-- EXERCISE PROMPT --
From the listing below, return each line that includes "this".

* START *

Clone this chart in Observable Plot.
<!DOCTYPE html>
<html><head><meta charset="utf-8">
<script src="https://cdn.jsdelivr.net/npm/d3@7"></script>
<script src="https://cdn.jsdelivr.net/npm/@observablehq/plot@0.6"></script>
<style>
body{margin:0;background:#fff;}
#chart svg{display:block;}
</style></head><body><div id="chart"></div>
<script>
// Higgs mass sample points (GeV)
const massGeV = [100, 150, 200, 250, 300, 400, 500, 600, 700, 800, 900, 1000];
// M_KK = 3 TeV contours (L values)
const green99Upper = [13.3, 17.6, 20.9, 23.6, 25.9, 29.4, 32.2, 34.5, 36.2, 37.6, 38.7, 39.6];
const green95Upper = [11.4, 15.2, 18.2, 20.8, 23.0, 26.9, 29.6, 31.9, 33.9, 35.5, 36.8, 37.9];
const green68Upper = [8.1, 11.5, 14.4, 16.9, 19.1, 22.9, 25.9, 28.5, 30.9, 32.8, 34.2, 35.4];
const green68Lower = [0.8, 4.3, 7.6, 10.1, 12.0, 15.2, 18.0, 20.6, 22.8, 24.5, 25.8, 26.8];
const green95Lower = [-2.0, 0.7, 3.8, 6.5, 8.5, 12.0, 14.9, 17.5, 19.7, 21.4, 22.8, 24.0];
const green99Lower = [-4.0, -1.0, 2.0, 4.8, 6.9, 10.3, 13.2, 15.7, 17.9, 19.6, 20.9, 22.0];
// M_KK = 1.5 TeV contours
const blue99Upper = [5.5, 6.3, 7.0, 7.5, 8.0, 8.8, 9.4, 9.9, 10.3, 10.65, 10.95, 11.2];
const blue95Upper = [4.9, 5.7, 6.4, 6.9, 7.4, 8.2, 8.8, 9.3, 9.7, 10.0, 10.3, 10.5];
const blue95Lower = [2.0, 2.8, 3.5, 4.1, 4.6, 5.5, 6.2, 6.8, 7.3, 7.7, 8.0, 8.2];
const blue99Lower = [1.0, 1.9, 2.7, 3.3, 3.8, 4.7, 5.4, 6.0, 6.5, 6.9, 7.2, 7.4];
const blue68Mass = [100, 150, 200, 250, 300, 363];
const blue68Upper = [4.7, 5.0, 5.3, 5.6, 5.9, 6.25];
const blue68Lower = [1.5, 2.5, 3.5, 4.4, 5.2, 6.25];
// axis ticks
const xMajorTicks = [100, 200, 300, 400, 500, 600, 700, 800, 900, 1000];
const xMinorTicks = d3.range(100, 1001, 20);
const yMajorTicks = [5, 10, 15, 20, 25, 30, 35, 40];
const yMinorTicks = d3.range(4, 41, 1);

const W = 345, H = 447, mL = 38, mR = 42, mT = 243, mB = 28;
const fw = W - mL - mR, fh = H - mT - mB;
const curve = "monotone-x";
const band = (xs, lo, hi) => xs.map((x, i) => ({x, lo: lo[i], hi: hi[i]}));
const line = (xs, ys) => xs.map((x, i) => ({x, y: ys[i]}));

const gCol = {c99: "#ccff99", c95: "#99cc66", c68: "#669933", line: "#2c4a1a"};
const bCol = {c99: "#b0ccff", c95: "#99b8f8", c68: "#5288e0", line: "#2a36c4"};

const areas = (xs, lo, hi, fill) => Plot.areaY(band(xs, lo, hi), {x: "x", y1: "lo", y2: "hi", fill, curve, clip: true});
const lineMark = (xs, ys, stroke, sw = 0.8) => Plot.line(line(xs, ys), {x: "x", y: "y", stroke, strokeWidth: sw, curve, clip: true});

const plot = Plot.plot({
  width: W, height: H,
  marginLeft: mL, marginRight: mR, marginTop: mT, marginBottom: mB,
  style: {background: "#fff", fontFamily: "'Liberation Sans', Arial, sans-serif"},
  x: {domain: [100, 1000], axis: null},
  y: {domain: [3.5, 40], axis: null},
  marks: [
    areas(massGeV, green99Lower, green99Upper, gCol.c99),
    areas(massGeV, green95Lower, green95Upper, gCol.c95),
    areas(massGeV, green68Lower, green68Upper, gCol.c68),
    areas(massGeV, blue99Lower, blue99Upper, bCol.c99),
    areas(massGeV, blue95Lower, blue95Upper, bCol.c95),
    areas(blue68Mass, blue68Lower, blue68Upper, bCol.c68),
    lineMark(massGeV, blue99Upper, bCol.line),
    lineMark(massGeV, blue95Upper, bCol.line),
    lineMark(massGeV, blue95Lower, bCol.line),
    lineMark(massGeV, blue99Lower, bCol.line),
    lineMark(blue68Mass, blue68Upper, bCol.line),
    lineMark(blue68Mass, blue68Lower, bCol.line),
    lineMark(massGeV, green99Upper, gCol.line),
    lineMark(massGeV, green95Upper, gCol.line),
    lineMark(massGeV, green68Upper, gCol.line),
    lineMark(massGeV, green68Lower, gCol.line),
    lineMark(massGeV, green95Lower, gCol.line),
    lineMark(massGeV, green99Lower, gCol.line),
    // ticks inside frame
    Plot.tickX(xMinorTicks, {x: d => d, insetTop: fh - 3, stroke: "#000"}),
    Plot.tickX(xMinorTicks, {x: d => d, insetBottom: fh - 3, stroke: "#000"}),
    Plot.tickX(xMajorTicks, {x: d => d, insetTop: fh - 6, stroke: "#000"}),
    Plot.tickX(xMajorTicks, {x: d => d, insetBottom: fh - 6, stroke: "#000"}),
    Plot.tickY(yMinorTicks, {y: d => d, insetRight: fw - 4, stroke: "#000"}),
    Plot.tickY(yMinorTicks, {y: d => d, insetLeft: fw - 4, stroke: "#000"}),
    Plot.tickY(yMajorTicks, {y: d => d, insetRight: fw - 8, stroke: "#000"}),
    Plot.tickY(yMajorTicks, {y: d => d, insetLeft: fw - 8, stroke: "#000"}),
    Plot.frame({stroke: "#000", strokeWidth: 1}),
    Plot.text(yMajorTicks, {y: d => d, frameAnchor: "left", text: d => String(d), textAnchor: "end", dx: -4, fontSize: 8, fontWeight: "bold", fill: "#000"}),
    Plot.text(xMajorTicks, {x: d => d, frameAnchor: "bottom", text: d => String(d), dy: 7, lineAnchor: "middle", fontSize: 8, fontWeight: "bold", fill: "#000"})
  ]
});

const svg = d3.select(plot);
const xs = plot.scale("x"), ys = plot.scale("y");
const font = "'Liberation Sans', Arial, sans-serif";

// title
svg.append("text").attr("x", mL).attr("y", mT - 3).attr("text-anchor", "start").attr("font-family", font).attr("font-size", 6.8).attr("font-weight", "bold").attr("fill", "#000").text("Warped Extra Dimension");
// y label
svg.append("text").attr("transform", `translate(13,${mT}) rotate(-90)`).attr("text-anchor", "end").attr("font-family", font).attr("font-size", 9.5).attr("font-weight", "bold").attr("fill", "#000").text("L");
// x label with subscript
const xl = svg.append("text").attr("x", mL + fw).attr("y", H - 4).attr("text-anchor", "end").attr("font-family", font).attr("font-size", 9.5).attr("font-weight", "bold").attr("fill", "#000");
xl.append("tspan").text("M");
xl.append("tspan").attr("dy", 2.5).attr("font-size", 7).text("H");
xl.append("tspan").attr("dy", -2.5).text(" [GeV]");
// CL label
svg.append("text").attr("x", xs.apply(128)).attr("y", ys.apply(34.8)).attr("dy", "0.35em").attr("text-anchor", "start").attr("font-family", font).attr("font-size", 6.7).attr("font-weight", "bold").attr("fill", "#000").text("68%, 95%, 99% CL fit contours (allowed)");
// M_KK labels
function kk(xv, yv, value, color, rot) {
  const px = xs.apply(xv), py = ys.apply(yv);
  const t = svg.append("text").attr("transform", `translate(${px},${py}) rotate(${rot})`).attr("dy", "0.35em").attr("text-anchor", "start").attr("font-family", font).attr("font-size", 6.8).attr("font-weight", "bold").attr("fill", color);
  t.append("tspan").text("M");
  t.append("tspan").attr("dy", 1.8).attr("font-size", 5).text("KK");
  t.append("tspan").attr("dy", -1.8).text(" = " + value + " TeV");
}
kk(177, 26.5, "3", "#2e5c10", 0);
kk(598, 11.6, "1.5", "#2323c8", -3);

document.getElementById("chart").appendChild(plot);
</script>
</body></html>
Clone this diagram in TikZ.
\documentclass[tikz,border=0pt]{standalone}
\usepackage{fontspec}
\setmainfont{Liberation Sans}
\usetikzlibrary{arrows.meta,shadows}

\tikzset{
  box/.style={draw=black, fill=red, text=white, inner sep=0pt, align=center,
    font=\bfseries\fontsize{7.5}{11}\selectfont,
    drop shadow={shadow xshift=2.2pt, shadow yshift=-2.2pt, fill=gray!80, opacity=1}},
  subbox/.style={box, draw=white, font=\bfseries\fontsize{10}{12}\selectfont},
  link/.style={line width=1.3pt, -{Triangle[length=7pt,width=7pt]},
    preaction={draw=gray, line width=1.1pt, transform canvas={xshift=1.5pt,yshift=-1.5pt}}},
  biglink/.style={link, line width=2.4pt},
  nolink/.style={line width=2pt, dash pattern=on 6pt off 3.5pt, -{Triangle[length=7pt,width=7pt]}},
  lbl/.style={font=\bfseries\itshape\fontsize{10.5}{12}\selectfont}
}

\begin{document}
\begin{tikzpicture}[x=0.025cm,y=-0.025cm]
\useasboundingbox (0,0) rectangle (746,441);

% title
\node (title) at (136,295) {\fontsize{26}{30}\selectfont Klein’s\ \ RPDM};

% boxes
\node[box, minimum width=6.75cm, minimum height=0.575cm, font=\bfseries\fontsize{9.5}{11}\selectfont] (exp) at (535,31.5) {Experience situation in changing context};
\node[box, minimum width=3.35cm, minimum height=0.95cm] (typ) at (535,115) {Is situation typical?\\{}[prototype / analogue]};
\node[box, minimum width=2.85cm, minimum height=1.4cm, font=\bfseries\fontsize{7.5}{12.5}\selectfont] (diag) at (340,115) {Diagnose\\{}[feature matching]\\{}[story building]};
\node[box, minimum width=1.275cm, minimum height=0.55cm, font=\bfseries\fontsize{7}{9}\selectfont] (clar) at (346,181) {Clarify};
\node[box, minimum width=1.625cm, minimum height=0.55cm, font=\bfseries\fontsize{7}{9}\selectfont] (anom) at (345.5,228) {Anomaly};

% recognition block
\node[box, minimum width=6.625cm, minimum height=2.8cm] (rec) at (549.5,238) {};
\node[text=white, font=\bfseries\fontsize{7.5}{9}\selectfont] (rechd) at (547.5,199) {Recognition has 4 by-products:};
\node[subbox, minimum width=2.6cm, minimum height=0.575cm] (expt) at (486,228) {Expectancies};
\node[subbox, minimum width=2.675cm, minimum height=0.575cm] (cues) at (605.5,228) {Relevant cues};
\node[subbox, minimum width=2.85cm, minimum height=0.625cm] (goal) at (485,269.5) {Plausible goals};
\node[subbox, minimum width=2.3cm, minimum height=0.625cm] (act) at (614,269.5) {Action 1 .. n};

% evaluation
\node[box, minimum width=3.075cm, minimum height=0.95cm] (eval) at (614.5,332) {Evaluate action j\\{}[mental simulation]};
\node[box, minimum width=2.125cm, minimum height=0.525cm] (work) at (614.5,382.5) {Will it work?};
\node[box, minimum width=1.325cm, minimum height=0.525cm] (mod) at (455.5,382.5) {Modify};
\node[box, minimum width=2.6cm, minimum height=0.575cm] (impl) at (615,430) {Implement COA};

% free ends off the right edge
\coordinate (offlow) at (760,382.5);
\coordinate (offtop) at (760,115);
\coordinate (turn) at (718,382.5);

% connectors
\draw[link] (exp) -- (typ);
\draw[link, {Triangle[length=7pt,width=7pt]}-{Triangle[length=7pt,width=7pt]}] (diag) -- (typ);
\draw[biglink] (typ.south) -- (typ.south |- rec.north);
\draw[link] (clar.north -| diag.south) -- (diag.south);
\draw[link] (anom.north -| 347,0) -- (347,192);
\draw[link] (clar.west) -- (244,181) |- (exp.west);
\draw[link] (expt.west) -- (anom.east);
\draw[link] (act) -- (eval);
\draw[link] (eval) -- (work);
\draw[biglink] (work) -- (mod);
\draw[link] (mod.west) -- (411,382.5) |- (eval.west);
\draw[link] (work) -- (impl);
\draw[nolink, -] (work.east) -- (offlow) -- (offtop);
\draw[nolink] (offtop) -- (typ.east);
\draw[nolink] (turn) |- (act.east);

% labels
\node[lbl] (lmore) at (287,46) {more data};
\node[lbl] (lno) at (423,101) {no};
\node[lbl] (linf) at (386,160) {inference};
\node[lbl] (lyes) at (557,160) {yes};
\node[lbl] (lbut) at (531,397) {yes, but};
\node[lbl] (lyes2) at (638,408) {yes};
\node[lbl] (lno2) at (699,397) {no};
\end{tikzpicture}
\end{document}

* END *

-- CORRECT RESPONSE --
Clone this chart in Observable Plot.
Clone this diagram in TikZ.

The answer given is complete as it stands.